▶ **Exercise data**:
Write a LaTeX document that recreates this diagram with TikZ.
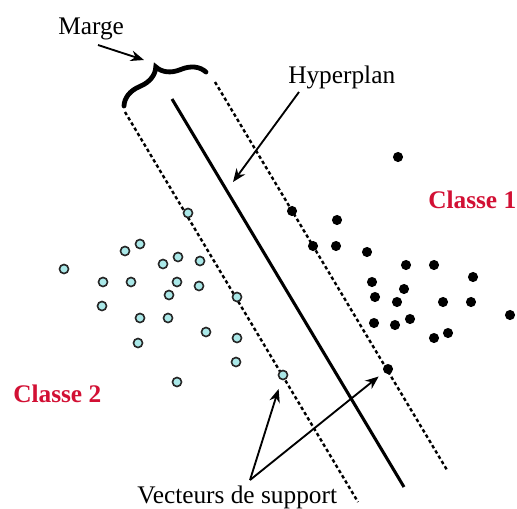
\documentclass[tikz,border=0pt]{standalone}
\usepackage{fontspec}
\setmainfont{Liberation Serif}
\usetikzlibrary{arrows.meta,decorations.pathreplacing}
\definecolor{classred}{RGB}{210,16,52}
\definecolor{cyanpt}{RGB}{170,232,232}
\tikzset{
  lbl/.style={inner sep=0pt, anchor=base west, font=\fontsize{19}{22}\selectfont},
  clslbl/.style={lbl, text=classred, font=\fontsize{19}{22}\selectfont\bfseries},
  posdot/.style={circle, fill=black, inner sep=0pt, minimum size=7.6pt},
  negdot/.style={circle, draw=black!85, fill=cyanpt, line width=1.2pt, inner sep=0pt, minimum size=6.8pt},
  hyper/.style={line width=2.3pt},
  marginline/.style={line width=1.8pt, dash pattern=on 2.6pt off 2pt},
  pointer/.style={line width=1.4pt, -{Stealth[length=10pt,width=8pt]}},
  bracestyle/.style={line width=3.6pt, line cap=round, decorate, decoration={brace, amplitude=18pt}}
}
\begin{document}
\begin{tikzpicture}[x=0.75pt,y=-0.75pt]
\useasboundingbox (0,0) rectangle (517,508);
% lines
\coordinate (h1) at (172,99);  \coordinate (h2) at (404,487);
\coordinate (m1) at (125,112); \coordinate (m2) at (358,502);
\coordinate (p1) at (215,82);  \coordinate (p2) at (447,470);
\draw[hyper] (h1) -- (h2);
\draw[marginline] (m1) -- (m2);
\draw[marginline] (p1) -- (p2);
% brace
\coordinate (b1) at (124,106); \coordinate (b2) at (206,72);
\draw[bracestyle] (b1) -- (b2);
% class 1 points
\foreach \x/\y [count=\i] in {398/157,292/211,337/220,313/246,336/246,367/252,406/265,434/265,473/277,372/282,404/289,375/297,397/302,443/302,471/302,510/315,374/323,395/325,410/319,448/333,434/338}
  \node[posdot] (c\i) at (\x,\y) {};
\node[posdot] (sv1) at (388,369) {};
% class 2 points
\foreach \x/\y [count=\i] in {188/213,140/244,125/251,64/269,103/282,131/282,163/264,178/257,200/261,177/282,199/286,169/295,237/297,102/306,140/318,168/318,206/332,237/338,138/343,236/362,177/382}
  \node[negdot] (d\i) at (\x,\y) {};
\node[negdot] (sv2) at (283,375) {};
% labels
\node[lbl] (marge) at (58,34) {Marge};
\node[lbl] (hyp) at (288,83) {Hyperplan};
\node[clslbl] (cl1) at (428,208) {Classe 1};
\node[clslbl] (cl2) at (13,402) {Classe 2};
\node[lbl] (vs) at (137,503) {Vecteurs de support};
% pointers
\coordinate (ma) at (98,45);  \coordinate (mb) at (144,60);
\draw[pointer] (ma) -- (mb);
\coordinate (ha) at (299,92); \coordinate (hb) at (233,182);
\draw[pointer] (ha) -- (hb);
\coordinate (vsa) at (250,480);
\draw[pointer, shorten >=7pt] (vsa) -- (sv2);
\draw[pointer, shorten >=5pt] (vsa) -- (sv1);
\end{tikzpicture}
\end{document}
==
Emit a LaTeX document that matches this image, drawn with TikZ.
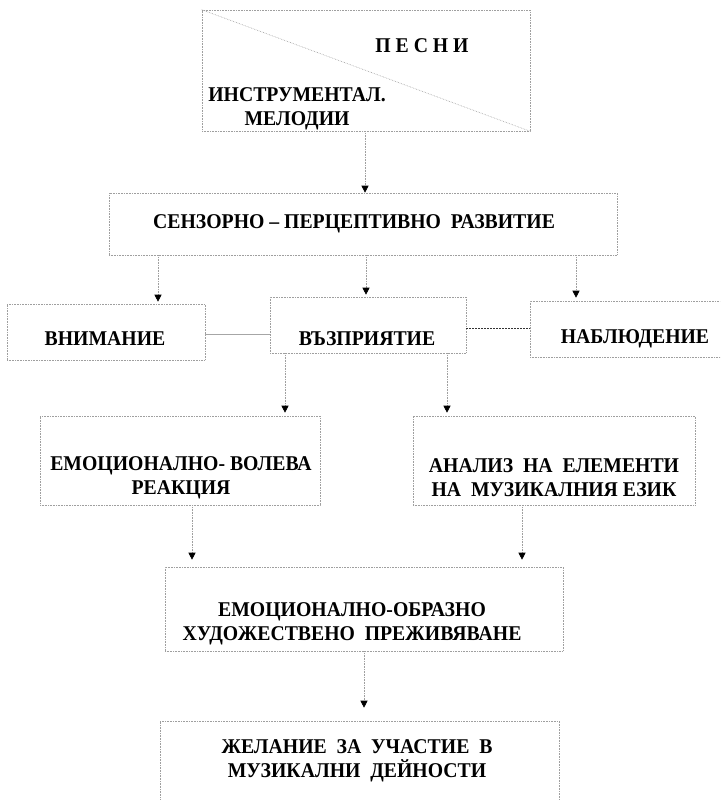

▶ **Goal**:
Gather all lines from the records above in which "that" appears.

▶ **Answer for the task**:
Write a LaTeX document that recreates this diagram with TikZ.
Emit a LaTeX document that matches this image, drawn with TikZ.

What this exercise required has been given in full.